El niño agachó la testa en que se envedijaban rizos color de mora madura, mates por el polvo que los velaba, y su gesto, ya semiviril, aceptó la responsabilidad completamente. Aquella misma mañana, Cirilo había cumplido once años, y la Vieja Sabidora, repertorio de historias, cuentos y patrañas de la aldea, le había bisbiseado la víspera al oído:

—¡Quién como tú, que eres hijo de un señor!

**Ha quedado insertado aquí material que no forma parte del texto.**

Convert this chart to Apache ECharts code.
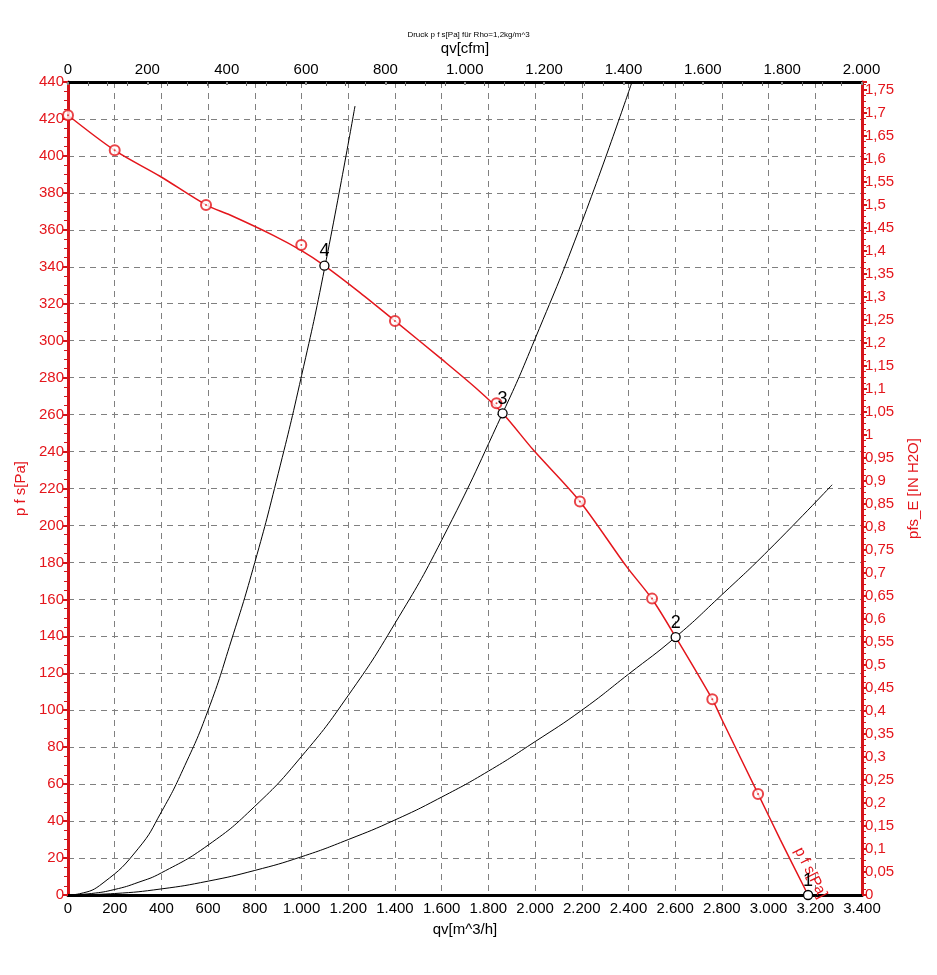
<!DOCTYPE html>
<html>
<head>
<meta charset="utf-8">
<script src="https://cdn.jsdelivr.net/npm/echarts@6/dist/echarts.min.js"></script>
<style>html,body{margin:0;padding:0;background:#fff}#c{width:937px;height:975px}</style>
</head>
<body>
<div id="c"></div>
<script>
// Fan curve (flow m^3/h, static pressure Pa)
const fanCurve = [[0,422],[200,403],[394,389],[591,373.5],[694,368],[879,357],[1000,348.7],[1098,340.6],[1250,326],[1400,310.7],[1600,290],[1750,274],[1861,260.7],[1993,240.8],[2192,213],[2392,177.7],[2501,160.2],[2602,139.6],[2759,105.9],[2800,95],[2955,54.7],[3050,30],[3169,0]];
// Measured points (red circles)
const measured = [[0,422],[200,403],[591,373.4],[999,351.8],[1400,310.7],[1835,266.1],[2192,213],[2501,160.4],[2759,106],[2955,54.7]];
// System curves
const system4 = [[0,0],[50,0.7],[150,6.5],[300,25],[400,45],[500,70],[600,100],[700,138],[800,180],[900,228],[1000,281],[1100,340],[1229,427]];
const system3 = [[0,0],[100,0.8],[200,3],[300,6.8],[400,12],[600,27],[800,48],[1000,75],[1200,108],[1400,147],[1600,192],[1861,260.7],[2000,301],[2200,364],[2415,440]];
const system2 = [[0,0],[200,0.8],[400,3.3],[600,7.5],[800,13.3],[1000,20.7],[1200,30],[1400,40.6],[1600,53],[1800,67],[2000,83],[2200,100],[2400,119.5],[2602,139.6],[2800,162.5],[3000,186.6],[3272,222]];
// Operating points
const opPoints = [[3169,0,'1'],[2602,139.6,'2'],[1861,260.7,'3'],[1098,340.6,'4']];
// Axis ranges
const flowMax = 3400;          // m^3/h
const cfmMax = 3400 / 1.699011; // cfm
const paMax = 440;
const inH2OMax = 440 / 249.089;

const RED = '#e4161c';
const AXRED = '#d4151b';
function thou(v){ const r = Math.round(v); return String(r).replace(/\B(?=(\d{3})+(?!\d))/g, '.'); }

const chart = echarts.init(document.getElementById('c'));
chart.setOption({
  animation: false,
  backgroundColor: '#fff',
  title: {
    text: 'Druck p f s[Pa] für Rho=1,2kg/m^3',
    left: 'center', top: 26,
    textStyle: {fontSize: 8, fontWeight: 'normal', color: '#000', fontFamily: 'Liberation Sans'}
  },
  grid: {left: 68, right: 75, top: 82, bottom: 80},
  xAxis: [{
    type: 'value', position: 'bottom', min: 0, max: flowMax, interval: 200,
    name: 'qv[m^3/h]', nameLocation: 'middle', nameGap: 27,
    nameTextStyle: {color: '#000', fontSize: 15, fontFamily: 'Liberation Sans'},
    axisLine: {onZero: false, lineStyle: {color: '#000', width: 3}},
    axisTick: {show: false},
    axisLabel: {color: '#000', fontSize: 15, fontFamily: 'Liberation Sans', margin: 6, formatter: thou},
    splitLine: {show: true, lineStyle: {color: '#808080', type: [6,5], width: 1}}
  },{
    type: 'value', position: 'top', min: 0, max: cfmMax, interval: 200,
    name: 'qv[cfm]', nameLocation: 'middle', nameGap: 26,
    nameTextStyle: {color: '#000', fontSize: 15, fontFamily: 'Liberation Sans'},
    axisLine: {onZero: false, lineStyle: {color: '#000', width: 3}},
    axisTick: {show: true, inside: true, length: 3, lineStyle: {color: '#888', width: 2}},
    minorTick: {show: true, splitNumber: 4, length: 4, lineStyle: {color: '#666', width: 1}},
    axisLabel: {color: '#000', fontSize: 15, fontFamily: 'Liberation Sans', margin: 5,
      formatter: v => Math.abs(v - Math.round(v/200)*200) > 0.5 ? '' : thou(v)},
    splitLine: {show: false}
  }],
  yAxis: [{
    type: 'value', position: 'left', min: 0, max: paMax, interval: 20,
    name: 'p f s[Pa]', nameLocation: 'middle', nameGap: 40, nameRotate: 90,
    nameTextStyle: {color: RED, fontSize: 15, fontFamily: 'Liberation Sans'},
    axisLine: {onZero: false, lineStyle: {color: AXRED, width: 3}},
    axisTick: {show: true, length: 5, lineStyle: {color: AXRED, width: 2}},
    minorTick: {show: true, splitNumber: 4, length: 4, lineStyle: {color: AXRED, width: 1}},
    axisLabel: {color: RED, fontSize: 15, fontFamily: 'Liberation Sans', margin: 4},
    splitLine: {show: true, lineStyle: {color: '#808080', type: [6,5], width: 1}}
  },{
    type: 'value', position: 'right', min: 0, max: inH2OMax, interval: 0.05,
    name: 'pfs_E [IN H2O]', nameLocation: 'middle', nameGap: 44, nameRotate: 90,
    nameTextStyle: {color: RED, fontSize: 15, fontFamily: 'Liberation Sans'},
    axisLine: {onZero: false, lineStyle: {color: AXRED, width: 3}},
    axisTick: {show: true, length: 5, lineStyle: {color: AXRED, width: 2}},
    minorTick: {show: true, splitNumber: 4, length: 4, lineStyle: {color: AXRED, width: 1}},
    axisLabel: {color: RED, fontSize: 15, fontFamily: 'Liberation Sans', margin: 3,
      formatter: v => Math.abs(v - Math.round(v/0.05)*0.05) > 1e-4 ? '' : String(Math.round(v*100)/100).replace('.', ',')},
    splitLine: {show: false}
  }],
  series: [
    {type: 'line', data: system4, symbol: 'none', smooth: true, lineStyle: {color: '#000', width: 1}, z: 3},
    {type: 'line', data: system3, symbol: 'none', smooth: true, lineStyle: {color: '#000', width: 1}, z: 3},
    {type: 'line', data: system2, symbol: 'none', smooth: true, lineStyle: {color: '#000', width: 1}, z: 3},
    {type: 'line', data: fanCurve, symbol: 'none', smooth: 0.3, lineStyle: {color: RED, width: 1.5}, z: 4,
      markPoint: {
        symbol: 'circle', symbolSize: 0,
        data: [{coord: [3180, 12], value: 'p f s[Pa]'}],
        label: {show: true, formatter: 'p f s[Pa]', color: RED, fontSize: 15, fontFamily: 'Liberation Sans', rotate: -63, position: 'inside'}
      }
    },
    {type: 'scatter', data: measured, symbol: 'emptyCircle', symbolSize: 10,
      itemStyle: {color: RED, borderColor: RED, borderWidth: 1.3}, z: 5},
    {type: 'scatter', data: measured, symbol: 'circle', symbolSize: 2,
      itemStyle: {color: RED}, z: 6},
    {type: 'scatter', data: opPoints.map(p => [p[0], p[1], p[2]]), symbol: 'circle', symbolSize: 9,
      itemStyle: {color: '#fff', borderColor: '#000', borderWidth: 1.3, opacity: 1}, z: 7,
      label: {show: true, position: 'top', distance: 0, color: '#000', fontSize: 18, fontFamily: 'Liberation Sans',
        formatter: p => p.data[2]}}
  ]
});
</script>
</body>
</html>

¡De un señor! No era la primera vez que lo escuchaba, y siempre la noticia alzaba ecos profundos en su alma precozmente despierta, superior a la condición humilde en que vivía... Cirilo no conocía en nada absolutamente que fuese hijo de un señor, ni se diferenciaba de sus hermanitos, retoños del difunto marido de su madre, el zuequero de Solgas... Descalzo, vestido de remiendos pingajosos, uncido ya al trabajo de la casa y de la tierra, como manso novillo destetado antes de sazón, Cirilo se parecía bien poco a los hijos de los señores, limpios y hartos, según él los había visto en la villita de Castro Real. Y con todo eso creía firmemente en lo del señorío. Dentro de su espíritu algo se elevaba; era un sentimiento, o, mejor dicho, un puro instinto de estimación hacia su propia persona, lo que, si Cirilo tuviese otra edad, se llamaría altivez.